There’s a hurricane warning for Hawaii at the moment. My brother, Tom, who lives in Kaneohe, with his family, says there’s never been a Hurricane Level 1 Warning since he’s lived there, which is now over 30 years. It’s scheduled to hit tonight Oahu, at the least with bad weather, but are any of the islands in the direct path of the hurricane? It’s hard to know.
It brings back a memory from about 10 years ago. I was on a work trip overseas when I’d received word that there was a tsunami warning for Hawaii. Tom had said that it could bring waves that could flood where he lived, grandma’s old house, built high up on a small peninsula, below it a beachfront, a lawn, and the basement of the house. The waves would have to be very high to wash up so high on Kaneohe Bay. But it was worrying.
In the hotel we were staying at, there was only access to public wireless in the common area. I found a link to a camera, a night view, of Waikiki. The image was a blueish colour and it was windy and rough, and the beach empty. But nothing happened, in the end. The catastrophe didn’t eventuate.
It’s strange how memory works. I am a meticulous record-keeper but I can’t get my travel records to match up to tsunami warnings in Hawaii. I remember it as a difficult time. In a fog of grief from losing my father at the end of January that year. Work was falling apart. There was a complicated management structure, where the founder had passed on power to a new executive director, but was still meddling. I seemed to be caught in the middle. While the staff I managed liked me and respected my work, and I was carrying it out to the best of my abilities, these two took turns questioning my work, playing games.
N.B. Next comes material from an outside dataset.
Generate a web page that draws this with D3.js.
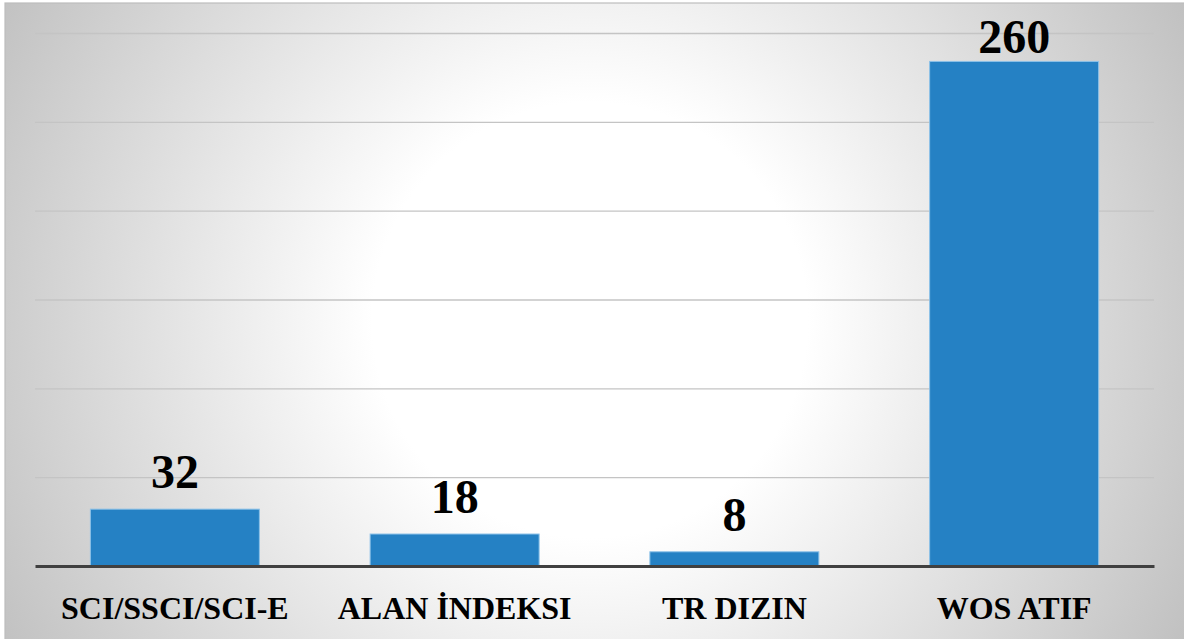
<!DOCTYPE html>
<html>
<head>
    <meta charset="UTF-8">
    <script src="https://d3js.org/d3.v7.min.js"></script>
    <style>
        body { margin: 0; }
        svg text {
            font-family: "Liberation Serif", "Times New Roman", Tinos, "Nimbus Roman", serif !important;
            font-weight: bold !important;
        }
    </style>
</head>
<body>
    <div id="chart"></div>

    <script>
        // data
        const categories = ["SCI/SSCI/SCI-E", "ALAN İNDEKSI", "TR DIZIN", "WOS ATIF"];
        // bar heights as drawn (the WOS bar is drawn taller than its label)
        const barValues = [32, 18, 8, 284];
        // the numbers printed above the bars
        const valueLabels = ["32", "18", "8", "260"];
        const gridTicks = [50, 100, 150, 200, 250, 300];

        const W = 1184, H = 639;
        const margin = { top: 33, right: 30, bottom: 73, left: 35 };

        const svg = d3.select("#chart")
            .append("svg")
            .attr("width", W)
            .attr("height", H)
            .attr("font-family", '"Liberation Serif", serif');

        // radial background, white in the middle
        const grad = svg.append("defs").append("radialGradient")
            .attr("id", "bg")
            .attr("gradientUnits", "userSpaceOnUse")
            .attr("cx", 590)
            .attr("cy", 320)
            .attr("r", 680);
        grad.append("stop").attr("offset", "0%").attr("stop-color", "#ffffff");
        grad.append("stop").attr("offset", "32%").attr("stop-color", "#ffffff");
        grad.append("stop").attr("offset", "100%").attr("stop-color", "#c0c0c0");

        svg.append("rect")
            .attr("x", 5)
            .attr("y", 3)
            .attr("width", W)
            .attr("height", H)
            .attr("fill", "url(#bg)")
            .attr("stroke", "#bdbdbd")
            .attr("stroke-width", 1.2);

        const x = d3.scaleBand()
            .domain(categories)
            .range([margin.left, W - margin.right])
            .paddingInner(0.396)
            .paddingOuter(0.198);

        const y = d3.scaleLinear()
            .domain([0, 300])
            .range([H - margin.bottom, margin.top]);

        // gridlines
        svg.append("g")
            .attr("transform", `translate(${margin.left},0)`)
            .call(d3.axisLeft(y)
                .tickValues(gridTicks)
                .tickSize(-(W - margin.right - margin.left))
                .tickFormat(""))
            .call(g => g.select(".domain").remove())
            .call(g => g.selectAll("text").remove())
            .attr("font-family", null)
            .selectAll("line")
            .attr("stroke", "#c4c4c4")
            .attr("stroke-width", 1.3);

        // bars
        svg.selectAll(".bar")
            .data(categories)
            .join("rect")
            .attr("class", "bar")
            .attr("x", d => x(d))
            .attr("y", (d, i) => y(barValues[i]))
            .attr("width", x.bandwidth())
            .attr("height", (d, i) => y(0) - y(barValues[i]))
            .attr("fill", "#2581c4")
            .attr("stroke", "#8cc1e8")
            .attr("stroke-width", 1);

        // category axis
        const xAxis = svg.append("g")
            .attr("transform", `translate(0, ${y(0)})`)
            .call(d3.axisBottom(x).tickSize(0).tickPadding(30))
            .attr("font-family", null)
            .attr("font-size", 32);

        xAxis.select(".domain")
            .attr("stroke", "#404040")
            .attr("stroke-width", 3);

        xAxis.selectAll("text")
            .attr("fill", "#000")
            .attr("dy", "0.71em");

        // value labels, kept inside the plot area
        svg.selectAll(".label")
            .data(categories)
            .join("text")
            .attr("class", "label")
            .attr("x", d => x(d) + x.bandwidth() / 2)
            .attr("y", (d, i) => Math.max(y(barValues[i]) - 21, margin.top + 20))
            .attr("text-anchor", "middle")
            .attr("font-size", 48)
            .attr("fill", "#000")
            .text((d, i) => valueLabels[i]);
    </script>
</body>
</html>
I think neither of them really knew what they were doing either, and I became a sort of scapegoat. And the founder and I had completely fallen out. I found him chaotic and a bully. He played favourites, and I found him subtly racist: the two of us who were Asian-American on staff were definitely treated worse than the Latinx and African-American staff members. I remember, from that same meeting, the comical image of him literally stepping behind a large potted plant, to avoid being seen by me and having to breakfast together (or making it obvious that we didn’t want to do so).
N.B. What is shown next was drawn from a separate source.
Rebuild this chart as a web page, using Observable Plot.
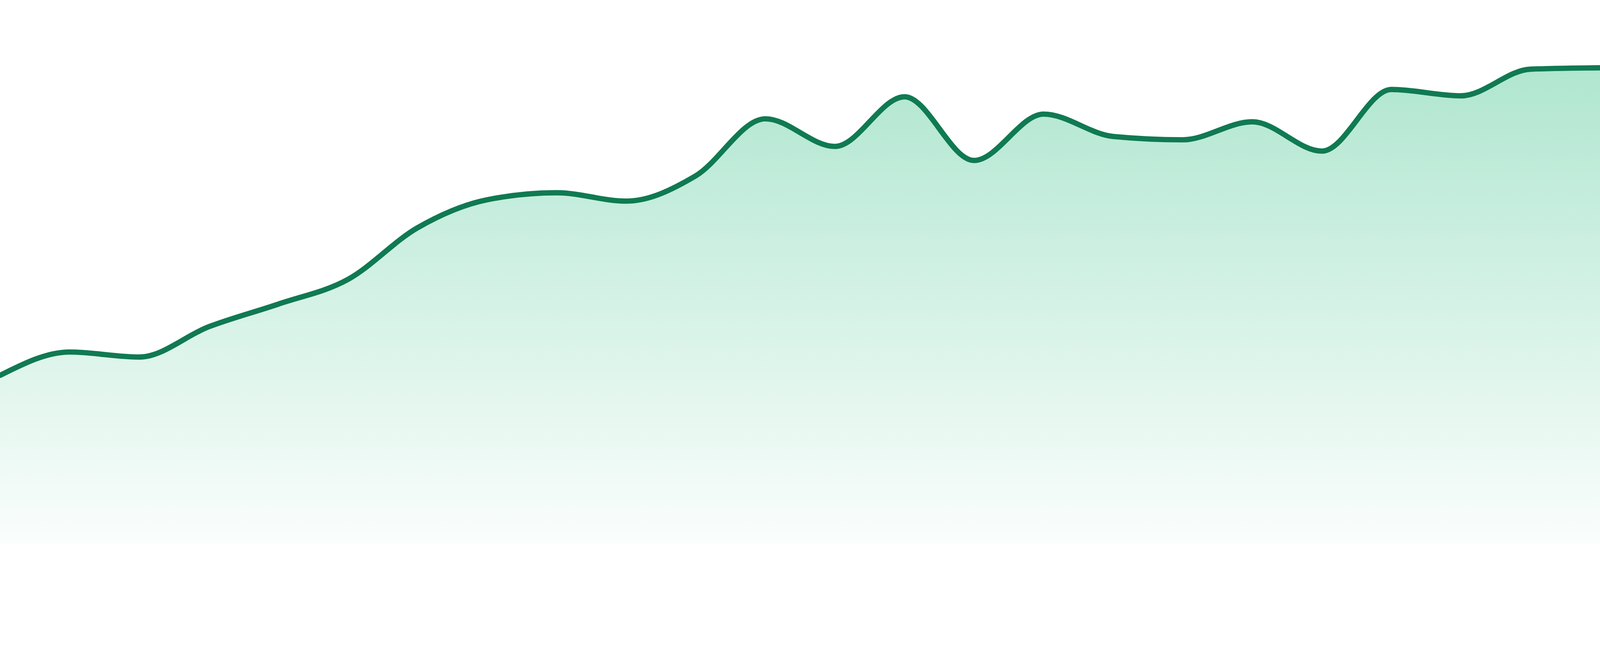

But my hurricane passed too, though it took months and months, stretching to a year. My contract wasn’t renewed. I was dispirited but stayed in the sector perhaps half a year more, before leaving what I thought would be the area in which I thought I would work for my working career. I grieved for my father. I recovered. I built a new career, which turned out to be wonderful.
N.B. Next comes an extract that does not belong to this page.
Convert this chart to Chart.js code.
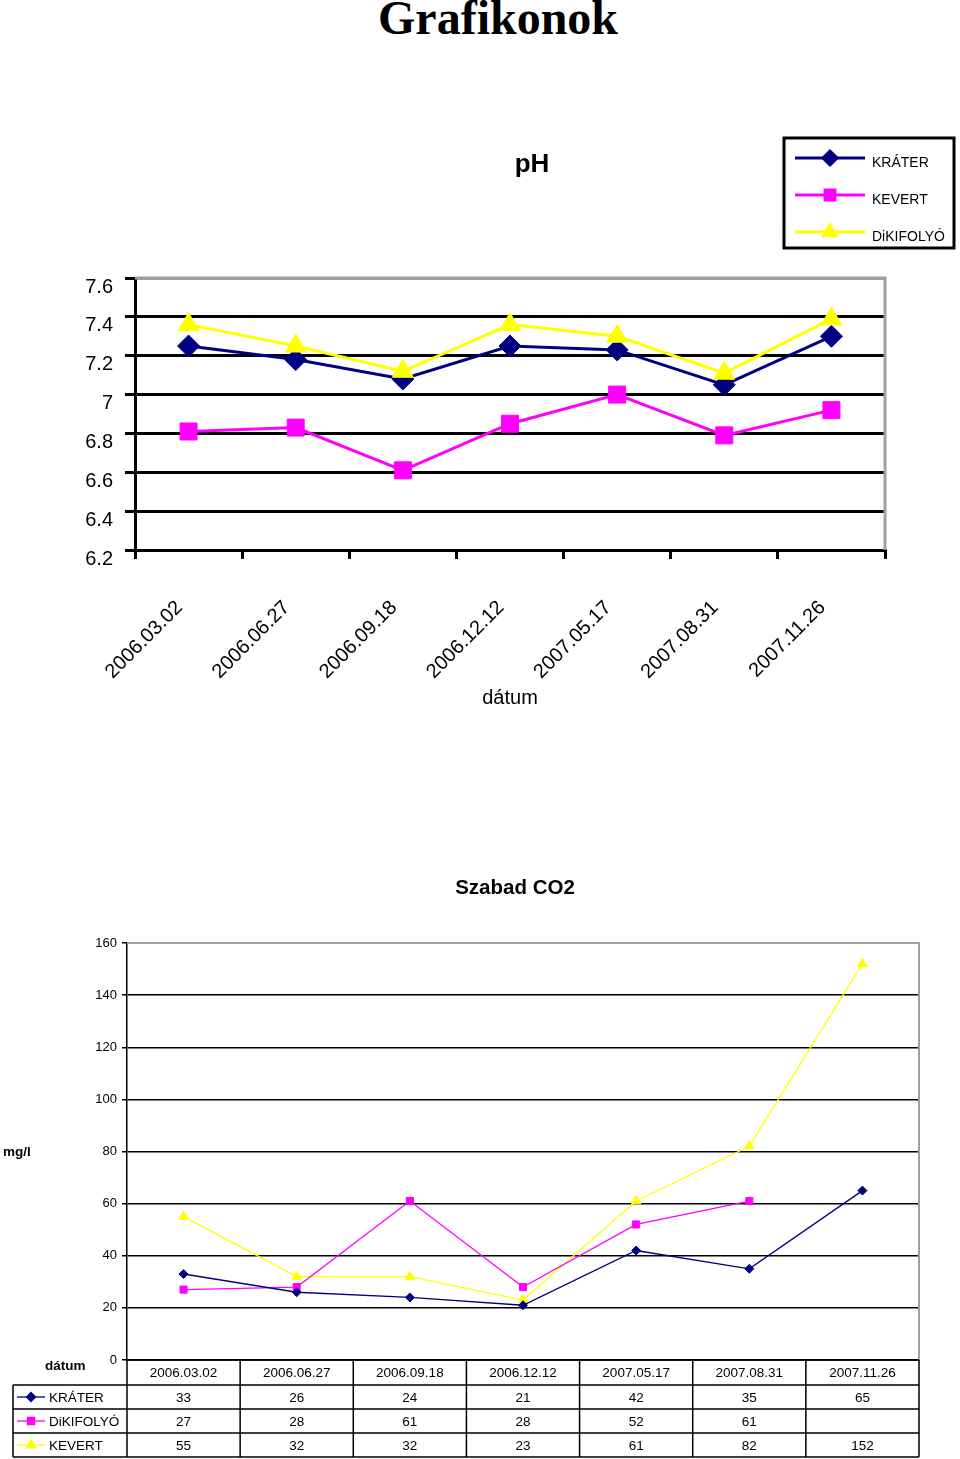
<!DOCTYPE html>
<html>
<head>
<meta charset="utf-8">
<title>Grafikonok</title>
<script src="https://cdn.jsdelivr.net/npm/chart.js@4.4.1/dist/chart.umd.min.js"></script>
<style>
  html, body { margin: 0; padding: 0; background: #fff; }
  body { position: relative; width: 960px; height: 1459px; overflow: hidden; font-family: "Liberation Sans", Arial, sans-serif; }
  h1 { position: absolute; left: 378px; top: -6px; margin: 0; font: bold 48px/48px "Liberation Serif", "Times New Roman", serif; }
  #phBox { position: absolute; left: 0; top: 130px; }
  #co2Box { position: absolute; left: 0; top: 860px; }
</style>
</head>
<body>
<h1>Grafikonok</h1>
<div id="phBox"><canvas id="phChart" width="960" height="590"></canvas></div>
<div id="co2Box"><canvas id="co2Chart" width="960" height="599"></canvas></div>
<script>
// measuring dates
const dates = ['2006.03.02', '2006.06.27', '2006.09.18', '2006.12.12', '2007.05.17', '2007.08.31', '2007.11.26'];

// pH values
const phKrater = [7.25, 7.18, 7.08, 7.25, 7.23, 7.05, 7.30];
const phKevert = [6.81, 6.83, 6.61, 6.85, 7.00, 6.79, 6.92];
const phDikifolyo = [7.36, 7.25, 7.12, 7.36, 7.30, 7.11, 7.39];
const phMin = 6.2;
const phMax = 7.6;
const phStep = 0.2;

// free CO2 (mg/l)
const co2Krater = [33, 26, 24, 21, 42, 35, 65];
const co2Dikifolyo = [27, 28, 61, 28, 52, 61, null];
const co2Kevert = [55, 32, 32, 23, 61, 82, 152];
const co2Max = 160;
const co2Step = 20;

const NAVY = '#000080';
const MAGENTA = '#ff00ff';
const YELLOW = '#ffff00';
const FONT = '"Liberation Sans", Arial, sans-serif';

function drawMarker(ctx, style, r, x, y, color) {
    ctx.fillStyle = color;
    ctx.strokeStyle = color;
    Chart.helpers.drawPoint(ctx, { pointStyle: style, radius: r, rotation: 0, borderWidth: 1 }, x, y);
}

// gray top / right edge of the plot area
const frame = {
    id: 'frame',
    beforeDatasetsDraw(chart, args, opts) {
        const { ctx, chartArea: a } = chart;
        ctx.save();
        ctx.strokeStyle = '#a0a0a0';
        ctx.lineWidth = opts.width || 2;
        ctx.beginPath();
        ctx.moveTo(a.left, a.top);
        ctx.lineTo(a.right, a.top);
        ctx.lineTo(a.right, a.bottom);
        ctx.stroke();
        ctx.restore();
    }
};

// chart caption, placed like in the spreadsheet (not centred on the canvas)
const caption = {
    id: 'caption',
    afterDraw(chart, args, opts) {
        const ctx = chart.ctx;
        ctx.save();
        ctx.fillStyle = '#000';
        ctx.font = 'bold ' + opts.size + 'px ' + FONT;
        ctx.textAlign = 'center';
        ctx.textBaseline = 'middle';
        ctx.fillText(opts.text, opts.x, opts.y);
        ctx.restore();
    }
};

// boxed legend of the pH chart
const phLegend = {
    id: 'phLegend',
    afterDraw(chart) {
        const ctx = chart.ctx;
        ctx.save();
        ctx.strokeStyle = '#000';
        ctx.lineWidth = 3;
        ctx.strokeRect(784, 8, 170, 110);
        const rows = [28, 65, 102];
        chart.data.datasets.forEach((ds, i) => {
            const y = rows[i];
            ctx.strokeStyle = ds.borderColor;
            ctx.lineWidth = 3;
            ctx.beginPath();
            ctx.moveTo(795, y);
            ctx.lineTo(865, y);
            ctx.stroke();
            drawMarker(ctx, ds.pointStyle, 7, 830, y, ds.borderColor);
            ctx.fillStyle = '#000';
            ctx.font = '14px ' + FONT;
            ctx.textAlign = 'left';
            ctx.textBaseline = 'middle';
            ctx.fillText(ds.label, 872, y + 5);
        });
        ctx.restore();
    }
};

new Chart(document.getElementById('phChart'), {
    type: 'line',
    data: {
        labels: dates,
        datasets: [
            { label: 'KRÁTER', data: phKrater, borderColor: NAVY, backgroundColor: NAVY, pointStyle: 'rectRot', pointRadius: 11, order: 3 },
            { label: 'KEVERT', data: phKevert, borderColor: MAGENTA, backgroundColor: MAGENTA, pointStyle: 'rect', pointRadius: 12, order: 2 },
            { label: 'DiKIFOLYÓ', data: phDikifolyo, borderColor: YELLOW, backgroundColor: YELLOW, pointStyle: 'triangle', pointRadius: 12, order: 1 }
        ]
    },
    options: {
        responsive: false,
        animation: false,
        devicePixelRatio: 1,
        elements: { line: { borderWidth: 3, tension: 0 }, point: { borderWidth: 1, hoverRadius: 12 } },
        layout: { padding: { left: 0, right: 75, top: 148, bottom: 0 } },
        plugins: {
            legend: { display: false },
            tooltip: { enabled: false },
            title: { display: false },
            caption: { text: 'pH', size: 26, x: 532, y: 35 },
            frame: { width: 3 }
        },
        scales: {
            x: {
                offset: true,
                afterFit(scale) { scale.height = 170; },
                border: { color: '#000', width: 3 },
                grid: { offset: true, drawOnChartArea: false, color: '#000', lineWidth: 3, tickLength: 9 },
                ticks: { color: '#000', font: { family: FONT, size: 20 }, minRotation: 45, maxRotation: 45, padding: 37, labelOffset: -9, autoSkip: false },
                title: { display: true, text: 'dátum', color: '#000', font: { family: FONT, size: 20 }, padding: { top: 0, bottom: 10 } }
            },
            y: {
                min: phMin,
                max: phMax,
                afterFit(scale) { scale.width = 135; },
                border: { color: '#000', width: 3 },
                grid: {
                    color: (c) => (c.tick && c.tick.value > phMax - 0.01) ? '#a0a0a0' : '#000',
                    tickColor: '#000',
                    lineWidth: 3,
                    tickLength: 10
                },
                ticks: {
                    stepSize: phStep,
                    color: '#000',
                    font: { family: FONT, size: 20 },
                    padding: 12,
                    labelOffset: 9,
                    callback: (v) => String(Math.round(v * 10) / 10)
                }
            }
        }
    },
    plugins: [frame, caption, phLegend]
});

// y-axis caption and data table under the CO2 chart
const co2Extras = {
    id: 'co2Extras',
    afterDraw(chart) {
        const { ctx, chartArea: a, scales: { x } } = chart;
        const colW = (a.right - a.left) / dates.length;
        const tableLeft = 13;
        const headH = 25;
        const rowH = 24;
        ctx.save();
        ctx.fillStyle = '#000';
        ctx.font = 'bold 13.5px ' + FONT;
        ctx.textAlign = 'left';
        ctx.textBaseline = 'middle';
        ctx.fillText('mg/l', 3, (a.top + a.bottom) / 2 + 1);
        ctx.fillText('dátum', 45, a.bottom + 6);

        const rowsTop = a.bottom + headH;
        const bottom = rowsTop + rowH * chart.data.datasets.length;
        ctx.strokeStyle = '#000';
        ctx.lineWidth = 1.5;
        ctx.beginPath();
        // horizontal rules
        ctx.moveTo(a.left, a.bottom); ctx.lineTo(a.right, a.bottom);
        for (let r = 0; r <= chart.data.datasets.length; r++) {
            const y = rowsTop + r * rowH;
            ctx.moveTo(tableLeft, y); ctx.lineTo(a.right, y);
        }
        // vertical rules
        ctx.moveTo(tableLeft, rowsTop); ctx.lineTo(tableLeft, bottom);
        for (let i = 0; i <= dates.length; i++) {
            const xx = a.left + i * colW;
            ctx.moveTo(xx, a.bottom); ctx.lineTo(xx, bottom);
        }
        ctx.stroke();

        ctx.font = '13.5px ' + FONT;
        ctx.textAlign = 'center';
        dates.forEach((d, i) => ctx.fillText(d, x.getPixelForValue(i), a.bottom + headH / 2 + 1));
        chart.data.datasets.forEach((ds, r) => {
            const y = rowsTop + r * rowH + rowH / 2;
            ctx.strokeStyle = ds.borderColor;
            ctx.lineWidth = 1.3;
            ctx.beginPath();
            ctx.moveTo(17, y); ctx.lineTo(45, y);
            ctx.stroke();
            drawMarker(ctx, ds.pointStyle, ds.pointRadius, 31, y, ds.borderColor);
            ctx.fillStyle = '#000';
            ctx.textAlign = 'left';
            ctx.fillText(ds.label, 49, y + 1);
            ctx.textAlign = 'center';
            ds.data.forEach((v, i) => {
                if (v !== null) ctx.fillText(String(v), x.getPixelForValue(i), y + 1);
            });
        });
        ctx.restore();
    }
};

new Chart(document.getElementById('co2Chart'), {
    type: 'line',
    data: {
        labels: dates,
        datasets: [
            { label: 'KRÁTER', data: co2Krater, borderColor: NAVY, backgroundColor: NAVY, pointStyle: 'rectRot', pointRadius: 4.5 },
            { label: 'DiKIFOLYÓ', data: co2Dikifolyo, borderColor: MAGENTA, backgroundColor: MAGENTA, pointStyle: 'rect', pointRadius: 5 },
            { label: 'KEVERT', data: co2Kevert, borderColor: YELLOW, backgroundColor: YELLOW, pointStyle: 'triangle', pointRadius: 5.5 }
        ]
    },
    options: {
        responsive: false,
        animation: false,
        devicePixelRatio: 1,
        elements: { line: { borderWidth: 1.3, tension: 0 }, point: { borderWidth: 1 } },
        layout: { padding: { left: 0, right: 41, top: 83, bottom: 0 } },
        plugins: {
            legend: { display: false },
            tooltip: { enabled: false },
            title: { display: false },
            caption: { text: 'Szabad CO2', size: 20.5, x: 515, y: 28 },
            frame: { width: 2 }
        },
        scales: {
            x: {
                offset: true,
                afterFit(scale) { scale.height = 99; },
                border: { color: '#000', width: 1.5 },
                grid: { drawOnChartArea: false, drawTicks: false },
                ticks: { display: false }
            },
            y: {
                min: 0,
                max: co2Max,
                afterFit(scale) { scale.width = 127; },
                border: { color: '#000', width: 1.5 },
                grid: {
                    color: (c) => (c.tick && c.tick.value >= co2Max) ? '#a0a0a0' : '#000',
                    tickColor: '#000',
                    lineWidth: 1.5,
                    tickLength: 5
                },
                ticks: { stepSize: co2Step, color: '#000', font: { family: FONT, size: 13 }, padding: 5 }
            }
        }
    },
    plugins: [frame, caption, co2Extras]
});
</script>
</body>
</html>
I think these days, being older, about what it means to be older, and how I could never predicted as a young man how my life would turn out, nor how it would feel to be in this phase of my life: slower, quieter, more filled with sickness and death than I might have thought, and yet more acceptance and calm.
I can look back at the weather and stand apart, knowing sometimes there are forces at work which are larger than us, which we can’t control, which may end up less destructive than we were warned, that we will get through.